Some Notes on the Use of the Windowed Fourier Transform for Spectral Analysis of Discretely Sampled Data

TL;DR

This paper analyzes the properties of the Gabor and Morlet transforms for spectral analysis of discretely sampled data, proposing a fixed window approach that satisfies energy and reconstruction theorems and can be tailored for specific resolution needs.

Contribution

It introduces a method to construct a single, fixed window from arbitrary windows that ensures energy and reconstruction theorems are satisfied in spectral analysis.

Findings

Fixed window with uniform frequency sampling satisfies energy and reconstruction theorems.

The proposed approach allows tailoring window shape for specific time/frequency resolution.

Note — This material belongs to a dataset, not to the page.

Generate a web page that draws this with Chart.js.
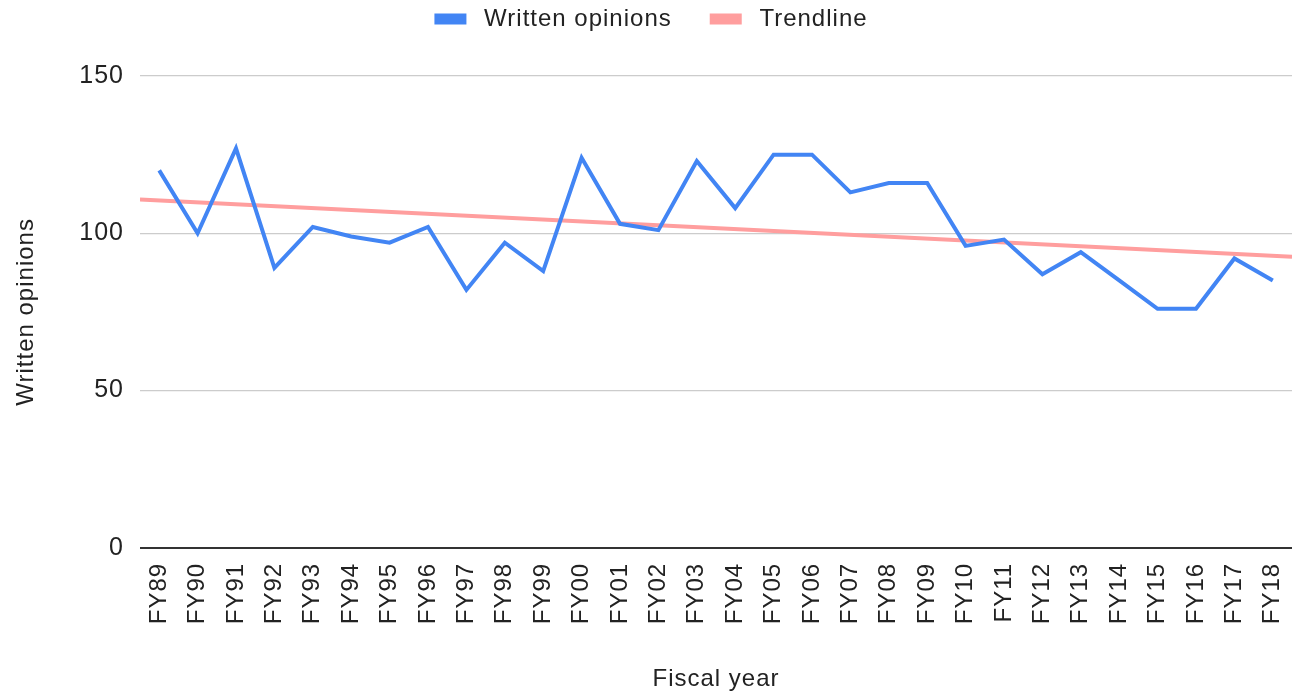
<!DOCTYPE html>
<html>
<head>
<meta charset="utf-8">
<script src="https://cdn.jsdelivr.net/npm/chart.js@4"></script>
<style>
  html, body { margin: 0; padding: 0; background: #fff; }
  #wrap { width: 1296px; height: 698px; }
</style>
</head>
<body>
<div id="wrap"><canvas id="myChart"></canvas></div>
<script>
var years = ['FY89','FY90','FY91','FY92','FY93','FY94','FY95','FY96','FY97','FY98',
             'FY99','FY00','FY01','FY02','FY03','FY04','FY05','FY06','FY07','FY08',
             'FY09','FY10','FY11','FY12','FY13','FY14','FY15','FY16','FY17','FY18'];
var opinions = [120,100,127,89,102,99,97,102,82,97,
                88,124,103,101,123,108,125,125,113,116,
                116,96,98,87,94,85,76,76,92,85];
// trendline ends at the plot edges
var trendStart = 110.7;
var trendEnd = 92.5;
var yTicks = [0, 50, 100, 150];

Chart.defaults.font.family = '"Liberation Sans", Arial, sans-serif';
Chart.defaults.color = '#222';

// the reference text is a bit spread out, so add some letter spacing
var spacing = {
    id: 'spacing',
    beforeUpdate: function(chart){ chart.ctx.letterSpacing = '1px'; },
    beforeDraw: function(chart){ chart.ctx.letterSpacing = '1px'; },
    afterLayout: function(chart){
        // pull the legend up, leaving a gap above the plot
        chart.legend.top -= 35;
        chart.legend.bottom -= 35;
    }
};

var CHART = document.getElementById('myChart');
var myChart = new Chart(CHART, {
    type: 'line',
    data: {
        datasets: [{
            label: ' Written opinions',
            data: opinions.map(function(v, i){ return {x: i, y: v}; }),
            borderColor: '#4285f4',
            backgroundColor: '#4285f4',
            borderWidth: 4,
            pointRadius: 0,
            tension: 0
        }, {
            label: ' Trendline',
            data: [{x: -0.5, y: trendStart}, {x: years.length - 0.5, y: trendEnd}],
            borderColor: '#ff9e9e',
            backgroundColor: '#ff9e9e',
            borderWidth: 4,
            pointRadius: 0
        }]
    },
    plugins: [spacing],
    options: {
        responsive: true,
        maintainAspectRatio: false,
        animation: false,
        layout: { padding: { left: 12, right: 4, top: 2, bottom: 4 } },
        plugins: {
            legend: {
                position: 'top',
                labels: {
                    boxWidth: 28,
                    boxHeight: 7,
                    padding: 40,
                    font: { size: 24 }
                }
            },
            tooltip: { enabled: false }
        },
        scales: {
            x: {
                type: 'linear',
                min: -0.5,
                max: years.length - 0.5,
                afterBuildTicks: function(axis){
                    axis.ticks = years.map(function(y, i){ return {value: i}; });
                },
                afterFit: function(axis){
                    axis.paddingLeft = 0;
                    axis.paddingRight = 0;
                },
                ticks: {
                    autoSkip: false,
                    minRotation: 90,
                    maxRotation: 90,
                    padding: 7,
                    font: { size: 24 },
                    color: '#222',
                    callback: function(v){ return years[v]; }
                },
                grid: { display: false },
                border: { display: false },
                title: {
                    display: true,
                    text: 'Fiscal year',
                    font: { size: 24 },
                    padding: { top: 34, bottom: 0 }
                }
            },
            y: {
                min: 0,
                max: 150,
                afterBuildTicks: function(axis){
                    axis.ticks = yTicks.map(function(v){ return {value: v}; });
                },
                afterFit: function(axis){ axis.width = 128; },
                ticks: {
                    padding: 16,
                    font: { size: 25 },
                    color: '#222'
                },
                grid: {
                    color: function(ctx){ return ctx.tick && ctx.tick.value === 0 ? '#333' : '#cccccc'; },
                    lineWidth: function(ctx){ return ctx.tick && ctx.tick.value === 0 ? 2 : 1.3; },
                    drawTicks: false
                },
                border: { display: false },
                title: {
                    display: true,
                    text: 'Written opinions',
                    font: { size: 24 },
                    padding: { top: 0, bottom: 0 }
                }
            }
        }
    }
});
</script>
</body>
</html>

Method extends naturally to nonuniform sampling without major modifications.

Abstract

The properties of the Gabor and Morlet transforms are examined with respect to the Fourier analysis of discretely sampled data. Forward and inverse transform pairs based on a fixed window with uniform sampling of the frequency axis can satisfy numerically the energy and reconstruction theorems; however, transform pairs based on a variable window or nonuniform frequency sampling in general do not. Instead of selecting the shape of the window as some function of the central frequency, we propose constructing a single window with unit energy from an arbitrary set of windows which is applied over the entire frequency axis. By virtue of using a fixed window with uniform frequency sampling, such a transform satisfies the energy and reconstruction theorems. The shape of the window can be tailored to meet the requirements of the investigator in terms of time/frequency resolution. The algorithm extends naturally to the case of nonuniform signal sampling without modification beyond identification of the Nyquist interval.